We must love Scripture because through it we come to a firsthand encounter with God. We see and remember all that God has done. In light of everything he has done and the grace God has lavished on us through redemption, it is easy to give up everything. We offer ourselves as living sacrifices in worship. Paul wrote,
Indeed, I count everything as loss because of the surpassing worth of knowing Christ Jesus my Lord. For his sake I have suffered the loss of all things and count them as rubbish, in order that I may gain Christ (Philippians 3:8, ESV).
That is to say that our love for Scripture must be deeply personal. The pearl we gain in the end is Jesus himself, and just as a loving husband cannot conceive of life outside of knowing his wife, knowing Christ influences the way we understand and interact with everything. At this point, I hope it is clear that saying you “have to” read the Bible is like a husband saying he “has to” kiss his wife. It is his absolute pleasure.
Speak From the Heart
We must treasure up the word in our hearts. Store it away, and it will definitely return at the right time. We won’t even be able to stop it. Jesus explained,
The good person out of the good treasure of his heart produces good, and the evil person out of his evil treasure produces evil, for out of the abundance of the heart his mouth speaks (Luke 6:45, ESV).
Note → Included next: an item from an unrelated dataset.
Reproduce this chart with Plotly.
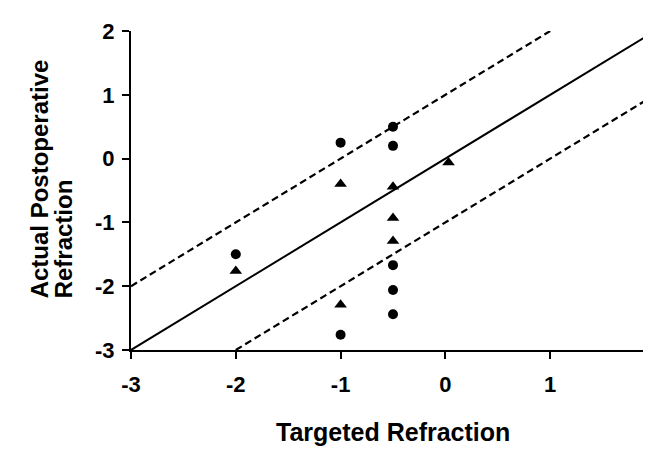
import plotly.graph_objects as go

# Data
circle_x = [-2, -1, -0.5, -0.5, -0.5, -0.5, -0.5, -1]
circle_y = [-1.5, 0.25, 0.5, 0.2, -1.67, -2.06, -2.44, -2.76]
tri_x = [-2, -1, -0.5, 0.03, -0.5, -0.5, -1]
tri_y = [-1.76, -0.4, -0.44, -0.06, -0.93, -1.29, -2.29]

ident_x = [-3, 2]
ident_y = [-3, 2]
upper_x = [-3, 1]
upper_y = [-2, 2]
lower_x = [-2, 2]
lower_y = [-3, 1]

tick_vals = [-3, -2, -1, 0, 1, 2]
tick_text = ["-3", "-2", "-1", "0", "1", "2"]

x_title = "Targeted Refraction"
y_title_lines = ["Actual Postoperative", "Refraction"]

FONT = "Liberation Sans, Arial, sans-serif"

fig = go.Figure()
fig.add_trace(go.Scatter(x=ident_x, y=ident_y, mode="lines",
                         line=dict(color="black", width=2), showlegend=False))
fig.add_trace(go.Scatter(x=upper_x, y=upper_y, mode="lines",
                         line=dict(color="black", width=2.2, dash="7px,4px"), showlegend=False))
fig.add_trace(go.Scatter(x=lower_x, y=lower_y, mode="lines",
                         line=dict(color="black", width=2.2, dash="7px,4px"), showlegend=False))
fig.add_trace(go.Scatter(x=circle_x, y=circle_y, mode="markers",
                         marker=dict(symbol="circle", size=10, color="black"),
                         cliponaxis=False, showlegend=False))
fig.add_trace(go.Scatter(x=tri_x, y=tri_y, mode="markers",
                         marker=dict(symbol="triangle-up", size=11, color="black"),
                         cliponaxis=False, showlegend=False))

axis_common = dict(
    showgrid=False, zeroline=False, showline=True, linecolor="black", linewidth=2,
    ticks="outside", ticklen=7, tickwidth=2, tickcolor="black",
    tickvals=tick_vals, ticktext=tick_text, automargin=False,
    ticklabeloverflow="allow",
    tickfont=dict(family=FONT, size=22, color="black", weight="bold"),
)

title_font = dict(family=FONT, size=24, color="black", weight="bold")

fig.update_layout(
    width=651, height=449,
    margin=dict(l=123, r=4, t=23, b=107),
    paper_bgcolor="white", plot_bgcolor="white",
    xaxis=dict(range=[-3, 2], ticklabelstandoff=7, **axis_common),
    yaxis=dict(range=[-3, 2], ticklabelstandoff=3, **axis_common),
    annotations=[
        dict(text=x_title, xref="paper", yref="paper", x=0.5, y=-0.256,
             xanchor="center", yanchor="middle", showarrow=False,
             font=dict(family=FONT, size=25, color="black", weight="bold")),
        dict(text=y_title_lines[0], xref="paper", yref="paper", x=0, y=0.154,
             xshift=-92, xanchor="center", yanchor="bottom", textangle=-90,
             showarrow=False, font=title_font),
        dict(text=y_title_lines[1], xref="paper", yref="paper", x=0, y=0.154,
             xshift=-68, xanchor="center", yanchor="bottom", textangle=-90,
             showarrow=False, font=title_font),
    ],
)

fig.write_html("out.html")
Now when someone drinks too much wine and becomes drunk, they cannot help but reveal themselves to be an idiot. That person becomes blustery, shouting and yelling all kinds of nonsense and profanity. Similarly, when you’re filled with the Spirit and the promises of Scripture, you can’t help but sing forth God’s praises to one another. Your speech becomes slurred in the most beautiful way. Go ahead and drink deeply then from the wine vats of the gospel. “Go, eat your bread with joy, and drink your wine with a merry heart, for God has already approved what you do” (Ecclesiastes 9:7, ESV).
Whatever is overflowing spills out onto everything, revealing much about a transformed way of thinking. You will begin to view the world through spiritual eyes. By your very sense of what is pleasing to God, discerning cultures by their own patterns of thoughts, desires, and behaviors will become second nature.